Again, if people love others of the same gender, why are some so quick to judge them and condemn them to hell while remaining silent about other sins that are far more destructive to society? Who is guilty of the greater sin? (Hint: Jesus didn't condemn the woman caught in adultery, but her judges left in shame and humiliation.)
"Love" for the same gender I addressed above.
The argument that there are "far more destructive sins" than homosexuality might, albeit with great difficulty, *might* have a kernel of truth to it - IF God viewed sin in terms of degree. Unfortunately, He doesn't. Sin is sin, and even the slightest sin is sufficient to send us to eternal damnation so that argument is pointless.
W/r to the adulterous woman, I addressed that above - that Jesus didn't condemn her in no ways means He condoned her behavior. In fact, if you read what He said immediately after saying "neither do I condemn you" was "go, and
sin no more."
Homosexual behavior - sex between two people of the same gender is a sin. God considers such behavior abominable. Such behavior will not permit those who engage in it to inherit the kingdom of God. I Cor 6:9.

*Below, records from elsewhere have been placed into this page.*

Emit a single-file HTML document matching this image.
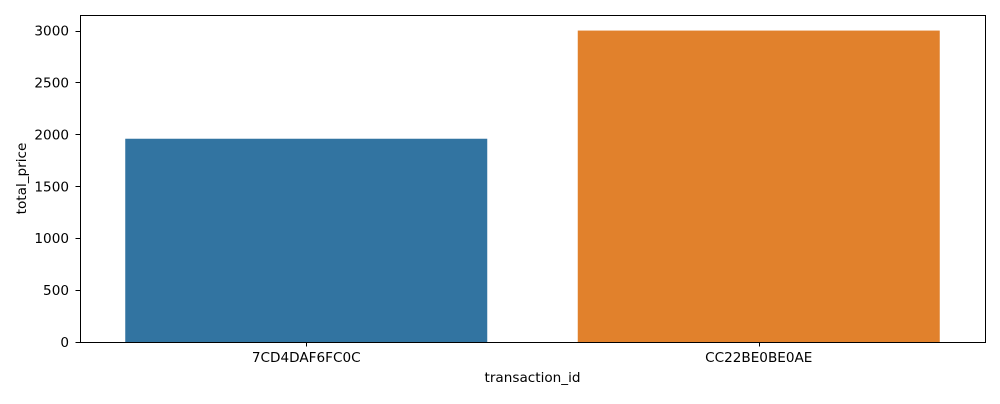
<!DOCTYPE html>
<html><head><meta charset="utf-8"><style>
body{margin:0;background:#fff;font-family:"DejaVu Sans","Liberation Sans",sans-serif;}
</style></head><body>
<svg id="chart" width="1000" height="400" xmlns="http://www.w3.org/2000/svg" font-family="DejaVu Sans, Liberation Sans, sans-serif"></svg>
<script>
const categories = ["7CD4DAF6FC0C", "CC22BE0BE0AE"];
const values = [1958, 3000];
const colors = ["#3274a1", "#e1812c"];
const yTicks = [0, 500, 1000, 1500, 2000, 2500, 3000];

const L = 80, R = 985, T = 15, B = 342;
const FS = 13.6;
const yMax = Math.max(...values) * 1.05;
const y = v => B - (v / yMax) * (B - T);
const band = (R - L) / categories.length;
const xc = i => L + band * (i + 0.5);
const svg = document.getElementById('chart');
const NS = 'http://www.w3.org/2000/svg';
function mk(tag, attrs, parent) {
  const e = document.createElementNS(NS, tag);
  for (const k in attrs) e.setAttribute(k, attrs[k]);
  (parent || svg).appendChild(e);
  return e;
}
categories.forEach((c, i) => {
  const w = band * 0.8;
  const r = mk('rect', {x: xc(i) - w / 2, y: y(values[i]), width: w, height: B - y(values[i]), fill: colors[i]});
  
  
  const xp = Math.round(xc(i)) + 0.5;
  const t = mk('line', {x1: xp, x2: xp, y1: B, y2: B + 4.5, stroke: '#000', 'stroke-width': 1});
  
  
  const lb = mk('text', {x: xc(i), y: B + 20, 'text-anchor': 'middle', 'font-size': FS, fill: '#000'});
  lb.textContent = c;
  
  
});
yTicks.forEach(v => {
  const yp = Math.round(y(v)) + 0.5;
  const t = mk('line', {x1: L - 4.5, x2: L, y1: yp, y2: yp, stroke: '#000', 'stroke-width': 1});
  
  
  const lb = mk('text', {x: L - 11, y: y(v) + 5, 'text-anchor': 'end', 'font-size': FS, fill: '#000'});
  lb.textContent = v;
  
  
});
const frame = mk('rect', {x: L + 0.5, y: T + 0.5, width: R - L, height: B - T, fill: 'none', stroke: '#000', 'stroke-width': 1});


const xt = mk('text', {x: (L + R) / 2, y: 382, 'text-anchor': 'middle', 'font-size': FS, fill: '#000'});
xt.textContent = 'transaction_id';


const yt = mk('text', {x: 0, y: 0, 'text-anchor': 'middle', 'font-size': FS, fill: '#000', transform: 'translate(26,' + ((T + B) / 2) + ') rotate(-90)'});
yt.textContent = 'total_price';


</script>
</body></html>
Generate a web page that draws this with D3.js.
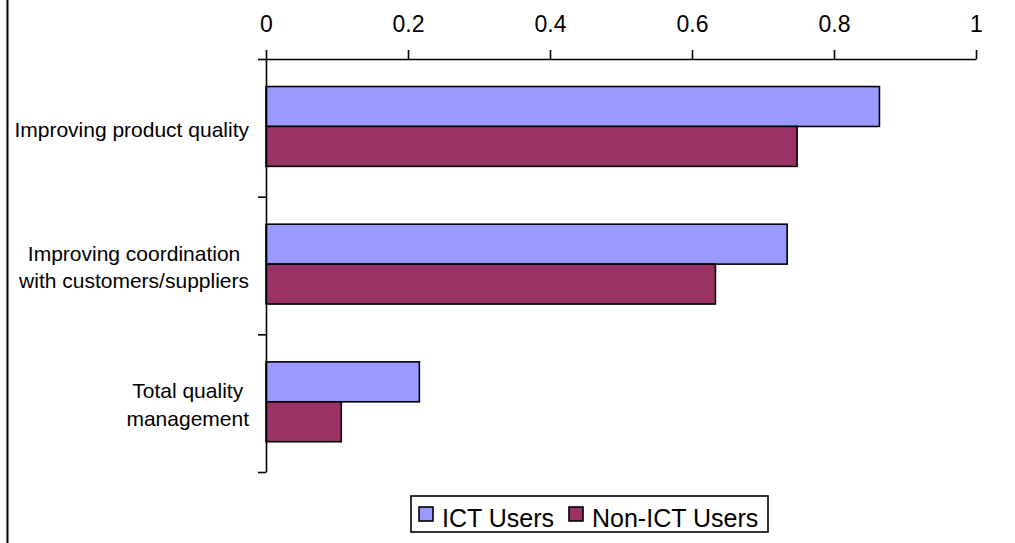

Is it right to condemn those who engage in such behavior? No, certainly not. But we need to speak the truth, and speak it in love. Such behavior is sinful - as are all other behaviors God has told us are sinful. And we all sin. But if we're not permitted to call sin 'sin,' and are judged and condemned with even greater ferocity, and even ridiculed for calling this particular sin 'sin' (as the world has always been wont to do), then who are the truly phobic people?
And please, stay on topic if you can.
The thread title is "Homophobes." That word refers to people who fear homosexuals, but is more commonly used as a pejorative against those who speak out against homosexuality. The OP seems to apply to the latter. Is that indeed the topic of this thread?